The Emerging Multicultural Identity

Growing up on the north side of Chicago, my Black father and Mexican mother taught me to be proud of all aspects of my identity. I am Black and I am Mexican. At home, that came easy. Family dinners consisted of collard greens and fried chicken as often as carne asada and pozole. I learned to speak English at the same time as Spanish. I watched television programs and listened to music in both languages.

 

Publicly, this was much harder. Throughout life, I felt insecure about my background. The idea that I have been grasping for my Blackness and Mexicanness and, in some cases feeling like I cannot identify with either has been a struggle. In terms of physical appearance, my racial identity has been questioned numerous times. Being told I am not Black because I look too Mexican or vice versa has caused me to ask: Why isn’t there a formal way to identify myself?

 

This struggle to explain my biracial identity is faced by others as well.
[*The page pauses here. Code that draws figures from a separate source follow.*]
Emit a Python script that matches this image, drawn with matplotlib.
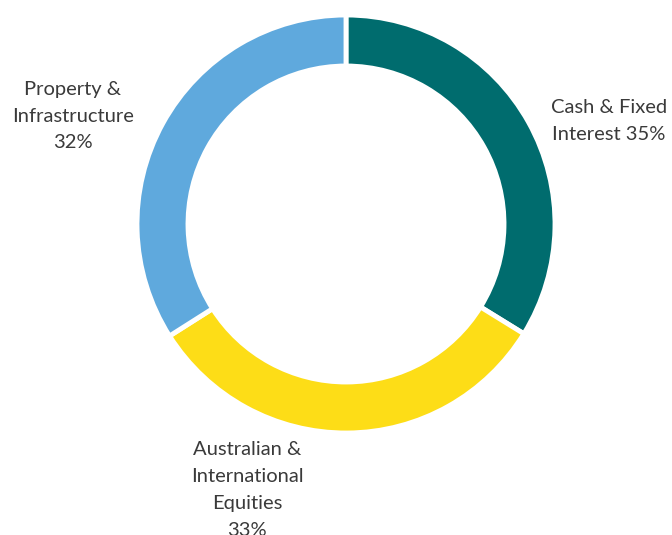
import matplotlib.pyplot as plt

labels = ["Cash & Fixed\nInterest 35%", "Australian &\nInternational\nEquities\n33%", "Property &\nInfrastructure\n32%"]
# arc sizes as drawn in the picture (slightly off the printed percentages)
values = [33.8, 32.2, 34.0]
colors = ["#006c6e", "#fddd17", "#5fa9dd"]

W, H = 672, 535
fig = plt.figure(figsize=(W / 100, H / 100), dpi=100)
ax = fig.add_axes([0, 0, 1, 1])

cx, cy, r = 346, H - 224, 209
ax.pie(values, colors=colors, startangle=90, counterclock=False,
       center=(cx, cy), radius=r, frame=True,
       wedgeprops=dict(width=51, edgecolor="white", linewidth=3.5))
ax.set_xlim(0, W)
ax.set_ylim(0, H)
ax.set_aspect("equal")
ax.axis("off")

font = dict(family=["Lato", "DejaVu Sans"], fontsize=14.5,
            color="#3a3a3a", ha="center", va="center", linespacing=1.7)
ax.text(609, H - 121, labels[0], **font)
ax.text(247, H - 490, labels[1], **font)
ax.text(73, H - 116, labels[2], **font)

fig.savefig("out.png", dpi=100)
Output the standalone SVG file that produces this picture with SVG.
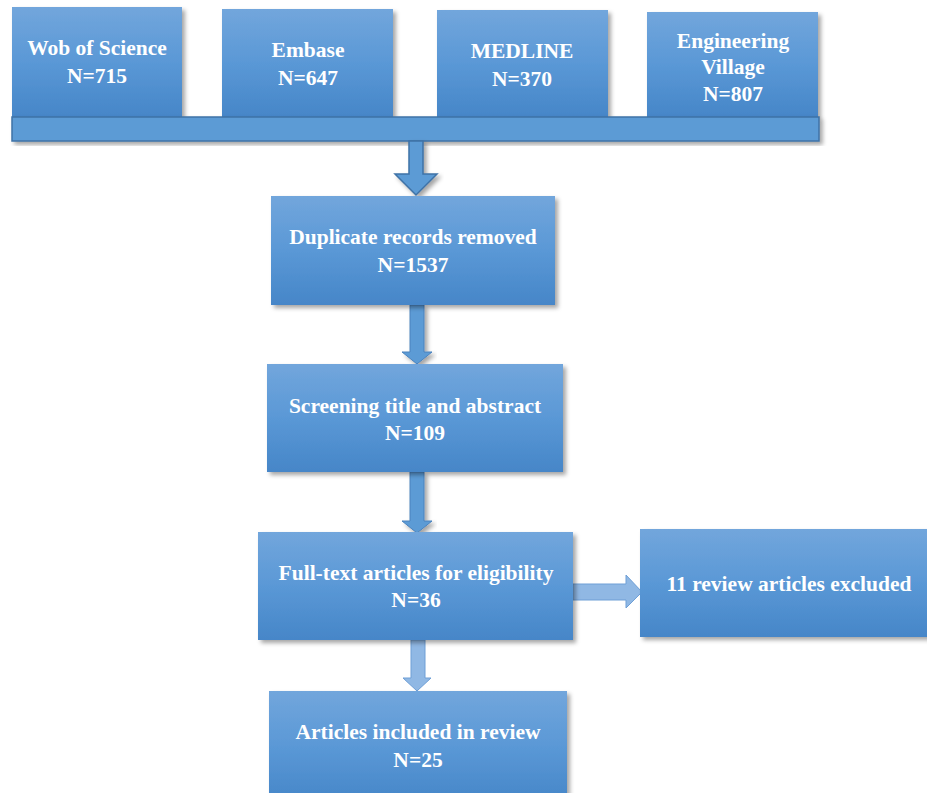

In the United States, people are barely beginning to understand how to accept and respect racial ethnicities, but there’s been no talk about communicating with biracial people. The 2020 Census reported that  3.2% of the United States population self-identify as multiracial. This group increasingly wants to be recognized; however, the extent of those labels which are helpful to quickly self-identify do not exist for the time of growing racial possibilities. By reinventing this language, it allows us to represent all that we are.

 

Many in the biracial community can speak to being a part of some of the most aggrieved groups in our nation’s history. They can also amplify the struggles associated with being either.

 

My family has experienced police brutality while dealing with the threat of deportation. For many biracial families, there can be tension on all sides. As a child, I can speak to being forced to choose sides on the school playground or rejected by both.

 

As these diverse populations continue to grow, marketers and communicators need to know that there is no one biracial experience. Now that the opportunity to self-identify as more than one race or ethnicity has increased, the population has seen exponential growth, and according to the 2020 Census report the white population in the United States has shrunk for the first time in history. An increase in the Black and Hispanic population has grown significantly in addition to the largest growth seen in the multiracial communities.

 

We can push forward to look past White, Black, Hispanic, Indian, Asian, Jewish, etc., in singular terms and understand that all these combinations represent many Americans today.